Debuggers often let you change a variable and continue execution;
this can be helpful too. - I’ve heard bug-checking likened to a scientific search where
you generate and test hypotheses (sorry – no ref.) But that is the
attitude you need. (“If I set this to this value, this should
change; let’s check it.”) - Maintain a log of errors. I document each one with
“Date/Symptom/Cause/Fix/Lesson”. You tend to make the same sorts of
errors, so this can highlight that. - In C++ in particular, watch out for improper recompilation.

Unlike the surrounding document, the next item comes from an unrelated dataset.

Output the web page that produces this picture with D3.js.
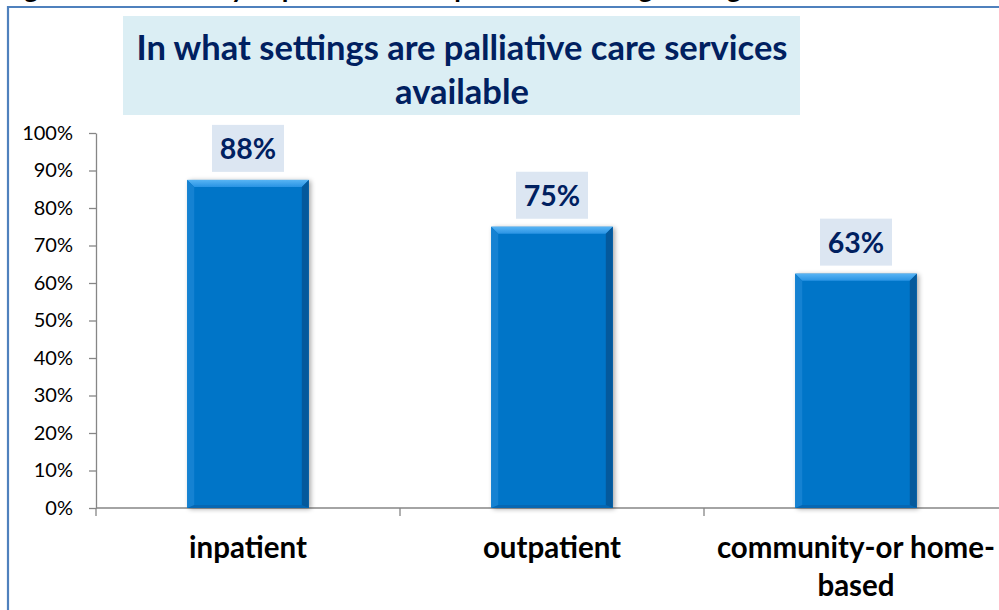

When I’ve had a mysterious bug, deleting all the object files and
rebuilding everything has often fixed it. (If you’re using a system
that doesn’t figure out source dependencies for you, it’s hard to
get them all right.) - When commenting out code, use “#if 0/#endif” to bracket out
sections of code. This ensures no interaction with comments. (I
might use “//” to comment out a single line in C++, though.) - Run the profiler. Usually you can set it up to give you counts
of how many times the various routines were called, and you can
compare this to your expectations.
Time and Space Costs
- Don’t worry about performance (at least right away). I’ve seen
a lot of people doing bizarre stuff “for performance” in
non-critical sections of the code. They’ve never even profiled the
thing, yet they’re inserting bugs because of performance.
References
[Knuth, Donald. “The errors of TeX”, Software – Practice and Experience, July 1989.]